Public Bathhouse and Grounds
Philadelphia, Pennsylvania
2024
This project is an investigation into what decolonial architecture could mean, not just as product but as collaborative and restorative practice. Designed for a former industrial site near Bartram’s Garden in Philadelphia, Pennsylvania, this bathhouse was charged with remediating the surrounding area and providing enjoyable spaces for bathhouse visitors as well as the many species of migrating birds on the Atlantic Flyway.
In approaching the concept, I decided to turn to community to determine what the future of the site could look like. As Bartram’s Garden is making efforts to include the local Indigenous community in future site imagining and restorative justice, I found it appropriate to root the problem-solving of the site in storytelling.
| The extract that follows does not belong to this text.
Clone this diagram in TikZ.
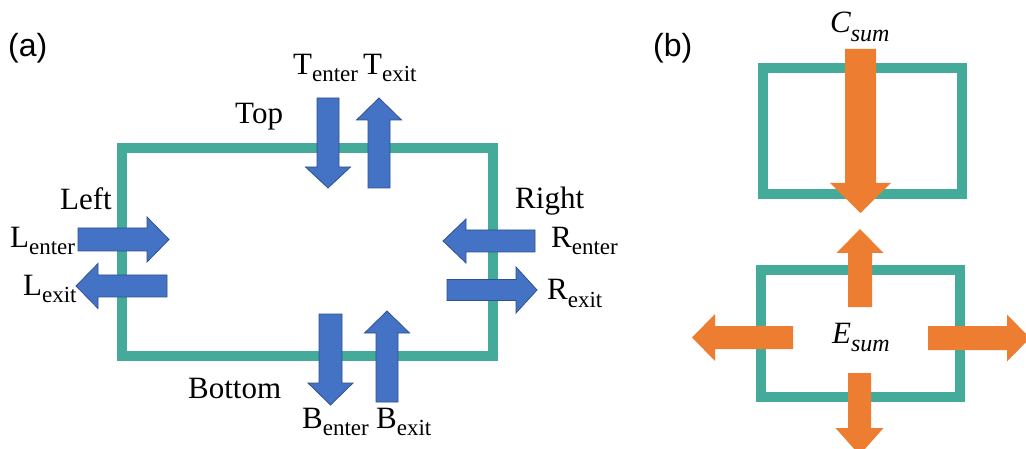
\documentclass[tikz,border=0pt]{standalone}
\usepackage{fontspec}
\setmainfont{Liberation Serif}
\newfontfamily\panelfont{Liberation Sans}

\definecolor{framecol}{RGB}{68,170,153}
\definecolor{fluxblue}{RGB}{68,114,196}
\definecolor{fluxedge}{RGB}{47,82,143}
\definecolor{sumorange}{RGB}{237,125,49}

% vertical block arrow: style, centre x, tail y, tip y, shaft half width, head half width, head base y
\newcommand{\varrow}[7]{%
  \path[#1] (#2-#5,#3) -- (#2+#5,#3) -- (#2+#5,#7) -- (#2+#6,#7) -- (#2,#4)
    -- (#2-#6,#7) -- (#2-#5,#7) -- cycle;}
% horizontal block arrow: style, centre y, tail x, tip x, shaft half width, head half width, head base x
\newcommand{\harrow}[7]{%
  \path[#1] (#3,#2-#5) -- (#7,#2-#5) -- (#7,#2-#6) -- (#4,#2) -- (#7,#2+#6)
    -- (#7,#2+#5) -- (#3,#2+#5) -- cycle;}
% flux label with a lowered subscript word
\newcommand{\fluxlabel}[2]{{\fontsize{31}{31}\selectfont #1}{\fontsize{23}{23}\selectfont\raisebox{-7pt}{#2}}}
\newcommand{\sumlabel}[2]{{\fontsize{31}{31}\selectfont\itshape #1}{\fontsize{24}{24}\selectfont\itshape\raisebox{-9pt}{#2}}}

\tikzset{
  cellframe/.style={draw=framecol, line width=10pt, line join=miter},
  bluearrow/.style={fill=fluxblue, draw=fluxedge, line width=0.8pt, line join=miter},
  orangearrow/.style={fill=sumorange},
  word/.style={inner sep=0pt, anchor=base west, font=\fontsize{31}{31}\selectfont},
  panel/.style={inner sep=0pt, anchor=base west, font=\panelfont\fontsize{32}{32}\selectfont},
}

\begin{document}
\begin{tikzpicture}[x=1pt, y=-1pt]
  \useasboundingbox (0,0) rectangle (1026,449);
  \fill[white] (0,0) rectangle (1026,449);
  \clip (0,0) rectangle (1026,449);

  % panel (a): cell with fluxes through each face
  \draw[cellframe] (122,148) rectangle (493,356);

  \varrow{bluearrow}{328}{98}{188}{11}{22.5}{167}
  \varrow{bluearrow}{379}{188}{98}{11}{22.5}{120}
  \harrow{bluearrow}{239.5}{78}{169}{11.5}{22.5}{147}
  \harrow{bluearrow}{286}{167}{76}{11}{22.5}{98}
  \harrow{bluearrow}{241}{535}{443}{11}{22}{466}
  \harrow{bluearrow}{290}{447}{537}{10.5}{23}{516}
  \varrow{bluearrow}{330.5}{314}{405}{11.5}{22.5}{383}
  \varrow{bluearrow}{387}{402}{311}{11}{22.5}{333}

  \node[panel] (lbla) at (8,57) {(a)};
  \node[word] (top) at (235,124) {Top};
  \node[word] (left) at (60,210) {Left};
  \node[word] (right) at (515,209) {Right};
  \node[word] (bottom) at (188,398) {Bottom};
  \node[word] (tenter) at (293,75) {\fluxlabel{T}{enter}};
  \node[word] (texit) at (363,75) {\fluxlabel{T}{exit}};
  \node[word] (lenter) at (10,248) {\fluxlabel{L}{enter}};
  \node[word] (lexit) at (23,295) {\fluxlabel{L}{exit}};
  \node[word] (renter) at (551,248) {\fluxlabel{R}{enter}};
  \node[word] (rexit) at (547,300) {\fluxlabel{R}{exit}};
  \node[word] (benter) at (302,428) {\fluxlabel{B}{enter}};
  \node[word] (bexit) at (376,428) {\fluxlabel{B}{exit}};

  % panel (b): convergence into one cell, emission out of another
  \draw[cellframe] (763,68) rectangle (962,194);
  \draw[cellframe] (761,270) rectangle (960,397);

  \varrow{orangearrow}{860.5}{49}{213}{15.5}{30.5}{183}
  \varrow{orangearrow}{860}{307}{229}{12}{23.5}{253}
  \harrow{orangearrow}{337.5}{793}{692}{11.5}{23.5}{715}
  \harrow{orangearrow}{338}{928}{1030}{12}{23.5}{1007}
  \varrow{orangearrow}{859.5}{373}{455}{11.5}{24}{428}

  \node[panel] (lblb) at (653,57) {(b)};
  \node[word] (csum) at (830,33) {\sumlabel{C}{sum}};
  \node[word] (esum) at (832,343) {\sumlabel{E}{sum}};
\end{tikzpicture}
\end{document}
I listened to five stories from a Piscataway uncle, listening to tales of fishing weirs, forests, mounds, sweat lodges, and longhouses. Reimagined as follies as well as site solutions, these ritual and significant places can serve a distinct purpose in remediating the land and healing the community. Suddenly, the mounds serve as a landscape cap to heavily polluted soil; the longhouses provide shade in a heating climate; the sweat lodge becomes a bathhouse; the forest is a habitat for the birds that migrate south, passing through Philadelphia; and the fishing weir creates shallow pools where plants can help to bioremediate the Schuylkill River.
From the sites, I developed five folly drawings.
Each of the drawings is surrounded by a story about how its role in the land helps the environment, told in the style of Indigenous oral tradition. Each story is told from the perspective of someone living in 2050 who has experienced the site as a living, healthy place in the heart of a diverse and multicultural Philadelphia.
This project asks: what is the future of reconciliation in the built environment? What does it actually mean to practice decolonial architecture? And how can community storytelling determine the future of our public works?